Set the lines down again exactly, first line through the line that contains "25, 60, 80];", with no pictures.

────

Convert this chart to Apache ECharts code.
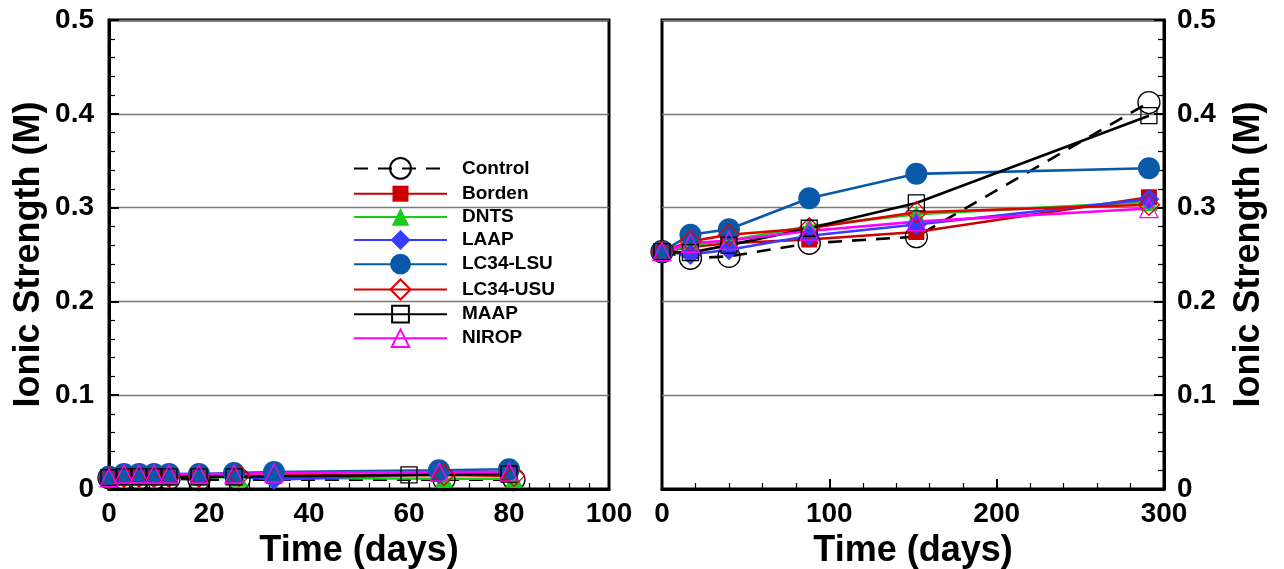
<!DOCTYPE html>
<html>
<head>
<meta charset="utf-8">
<title>Ionic Strength vs Time</title>
<script src="https://cdn.jsdelivr.net/npm/echarts@6/dist/echarts.min.js"></script>
<style>
  html, body { margin: 0; padding: 0; background: #fff; }
  #chart { width: 1284px; height: 569px; }
</style>
</head>
<body>
<div id="chart"></div>
<script>
// ---- Data: short-term experiment (days 0-100) ----
const shortDays        = [0, 3, 6, 9, 12, 18, 25, 33, 66, 80];
const shortDaysControl = [0, 3, 6, 9, 12, 18, 26, 67, 81];
const shortDaysMAAP    = [0, 3, 6, 9, 12, 18, 25, 60, 80];

const shortControl = [0.012, 0.011, 0.011, 0.011, 0.011, 0.010, 0.010, 0.010, 0.010];
const shortBorden  = [0.012, 0.013, 0.013, 0.013, 0.013, 0.013, 0.013, 0.014, 0.016, 0.017];
const shortDNTS    = [0.012, 0.013, 0.013, 0.013, 0.013, 0.013, 0.012, 0.011, 0.011];
const shortLAAP    = [0.013, 0.014, 0.014, 0.014, 0.014, 0.014, 0.014, 0.010, 0.016, 0.018];
const shortLSU     = [0.013, 0.016, 0.016, 0.016, 0.016, 0.016, 0.017, 0.018, 0.020, 0.021];
const shortUSU     = [0.012, 0.013, 0.013, 0.013, 0.013, 0.013, 0.014, 0.015, 0.014];
const shortMAAP    = [0.012, 0.013, 0.013, 0.013, 0.013, 0.013, 0.013, 0.015, 0.016];
const shortNIROP   = [0.012, 0.016, 0.016, 0.016, 0.016, 0.016, 0.016, 0.017, 0.018, 0.018];

// ---- Data: long-term experiment (days 0-300) ----
const longDays    = [0, 17, 40, 88, 152, 291];
const longControl = [0.253, 0.246, 0.248, 0.262, 0.269, 0.412];
const longBorden  = [0.253, 0.258, 0.262, 0.266, 0.274, 0.311];
const longDNTS    = [0.253, 0.260, 0.265, 0.280, 0.293, 0.306];
const longLAAP    = [0.253, 0.250, 0.255, 0.270, 0.282, 0.309];
const longLSU     = [0.253, 0.271, 0.277, 0.310, 0.336, 0.342];
const longUSU     = [0.253, 0.264, 0.271, 0.278, 0.295, 0.303];
const longMAAP    = [0.253, 0.252, 0.260, 0.278, 0.305, 0.398];
const longNIROP   = [0.253, 0.262, 0.265, 0.275, 0.285, 0.299];

const siteNames = ['Control', 'Borden', 'DNTS', 'LAAP', 'LC34-LSU', 'LC34-USU', 'MAAP', 'NIROP'];
const yTicks = [0, 0.1, 0.2, 0.3, 0.4, 0.5];

// ---- Styling for each site ----
const FONT = '"Liberation Sans", Arial, Helvetica, sans-serif';
const CLEAR = 'rgba(0,0,0,0)';
const styles = {
  'Control':  { color: '#000000', symbol: 'circle',   size: 22, fill: CLEAR,     dash: [14, 10], legendH: 26 },
  'Borden':   { color: '#CC0000', symbol: 'rect',     size: 16, fill: '#CC0000', dash: 'solid',  legendH: 20 },
  'DNTS':     { color: '#1ACC1A', symbol: 'triangle', size: 18, fill: '#1ACC1A', dash: 'solid',  legendH: 22 },
  'LAAP':     { color: '#3B3BFF', symbol: 'diamond',  size: 21, fill: '#3B3BFF', dash: 'solid',  legendH: 25 },
  'LC34-LSU': { color: '#0A58A8', symbol: 'circle',   size: 22, fill: '#0A58A8', dash: 'solid',  legendH: 26 },
  'LC34-USU': { color: '#E00000', symbol: 'diamond',  size: 21, fill: CLEAR,     dash: 'solid',  legendH: 25 },
  'MAAP':     { color: '#000000', symbol: 'rect',     size: 16, fill: CLEAR,     dash: 'solid',  legendH: 21 },
  'NIROP':    { color: '#FF00FF', symbol: 'triangle', size: 18, fill: CLEAR,     dash: 'solid',  legendH: 22 }
};

const shortSets = {
  'Control':  [shortDaysControl, shortControl],
  'Borden':   [shortDays, shortBorden],
  'DNTS':     [shortDaysControl, shortDNTS],
  'LAAP':     [shortDays, shortLAAP],
  'LC34-LSU': [shortDays, shortLSU],
  'LC34-USU': [shortDaysControl, shortUSU],
  'MAAP':     [shortDaysMAAP, shortMAAP],
  'NIROP':    [shortDays, shortNIROP]
};
const longSets = {
  'Control':  longControl,
  'Borden':   longBorden,
  'DNTS':     longDNTS,
  'LAAP':     longLAAP,
  'LC34-LSU': longLSU,
  'LC34-USU': longUSU,
  'MAAP':     longMAAP,
  'NIROP':    longNIROP
};

function zip(xs, ys) { return ys.map((y, i) => [xs[i], y]); }

function makeSeries(name, idx, data) {
  const s = styles[name];
  return {
    name: name,
    type: 'line',
    xAxisIndex: idx,
    yAxisIndex: idx,
    data: data,
    symbol: s.symbol,
    symbolSize: s.size,
    showSymbol: true,
    clip: false,
    lineStyle: { color: s.color, width: 2.6, type: s.dash },
    itemStyle: {
      color: s.fill,
      borderColor: s.color,
      borderWidth: s.fill === CLEAR ? 1.3 : 0
    },
    emphasis: { disabled: true }
  };
}

const series = [];
siteNames.forEach(n => {
  const [xs, ys] = shortSets[n];
  series.push(makeSeries(n, 0, zip(xs, ys)));
});
siteNames.forEach(n => {
  series.push(makeSeries(n, 1, zip(longDays, longSets[n])));
});

// One legend block per row so each key symbol keeps its own size
const rowTop = 170, rowStep = 24.2;
const legends = siteNames.map((n, i) => {
  const h = styles[n].legendH;
  return {
    data: [n],
    left: 353,
    top: rowTop + i * rowStep - h / 2,
    orient: 'vertical',
    padding: 0,
    itemWidth: 93,
    itemHeight: h,
    selectedMode: false,
    textStyle: { fontFamily: FONT, fontWeight: 'bold', fontSize: 19, color: '#000', padding: [0, 0, 0, 10] }
  };
});

const axisTitle = { fontFamily: FONT, fontWeight: 'bold', fontSize: 36, color: '#000' };
const tickLabel = { fontFamily: FONT, fontWeight: 'bold', fontSize: 28, color: '#000' };
const blackLine = { color: '#000', width: 3 };

function xAxisCfg(gridIndex, max, interval) {
  return {
    type: 'value', gridIndex: gridIndex, min: 0, max: max, interval: interval,
    name: 'Time (days)', nameLocation: 'middle', nameGap: 40, nameTextStyle: axisTitle,
    axisLine: { show: true, onZero: false, lineStyle: blackLine },
    axisTick: { show: true, inside: true, length: 10, lineStyle: { color: '#000', width: 2 } },
    minorTick: { show: true, splitNumber: 5, length: 6, lineStyle: { color: '#000', width: 1.2 } },
    axisLabel: Object.assign({ margin: 11 }, tickLabel),
    splitLine: { show: false }
  };
}

function yAxisCfg(gridIndex, side) {
  return {
    type: 'value', gridIndex: gridIndex, min: 0, max: 0.5, interval: 0.1, position: side,
    name: 'Ionic Strength (M)', nameLocation: 'middle', nameRotate: 90, nameGap: side === 'left' ? 62 : 67,
    nameTextStyle: axisTitle,
    axisLine: { show: true, onZero: false, lineStyle: blackLine },
    axisTick: { show: true, inside: true, length: 10, lineStyle: { color: '#000', width: 2 } },
    minorTick: { show: true, splitNumber: 5, length: 6, lineStyle: { color: '#000', width: 1.2 } },
    axisLabel: Object.assign({ margin: side === 'left' ? 15 : 13, formatter: v => {
      const t = yTicks.find(k => Math.abs(k - v) < 1e-9);
      return t === undefined ? '' : String(t);
    } }, tickLabel),
    splitLine: { show: true, lineStyle: { color: '#7a7a7a', width: 1.4 } }
  };
}

// Fixed plot rectangles: do not let the library shrink them to fit labels
const gridBase = { top: 20, height: 469, show: true, borderColor: '#000', borderWidth: 3,
                   containLabel: false, outerBoundsMode: 'none' };

const option = {
  animation: false,
  backgroundColor: '#fff',
  grid: [
    Object.assign({ left: 109, width: 500 }, gridBase),
    Object.assign({ left: 662, width: 502 }, gridBase)
  ],
  legend: legends,
  xAxis: [xAxisCfg(0, 100, 20), xAxisCfg(1, 300, 100)],
  yAxis: [yAxisCfg(0, 'left'), yAxisCfg(1, 'right')],
  series: series
};

const chart = echarts.init(document.getElementById('chart'), null, { renderer: 'canvas' });
chart.setOption(option);
</script>
</body>
</html>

────

Output below:
Convert this chart to Apache ECharts code.
<!DOCTYPE html>
<html>
<head>
<meta charset="utf-8">
<title>Ionic Strength vs Time</title>
<script src="https://cdn.jsdelivr.net/npm/echarts@6/dist/echarts.min.js"></script>
<style>
  html, body { margin: 0; padding: 0; background: #fff; }
  #chart { width: 1284px; height: 569px; }
</style>
</head>
<body>
<div id="chart"></div>
<script>
// ---- Data: short-term experiment (days 0-100) ----
const shortDays        = [0, 3, 6, 9, 12, 18, 25, 33, 66, 80];
const shortDaysControl = [0, 3, 6, 9, 12, 18, 26, 67, 81];
const shortDaysMAAP    = [0, 3, 6, 9, 12, 18, 25, 60, 80];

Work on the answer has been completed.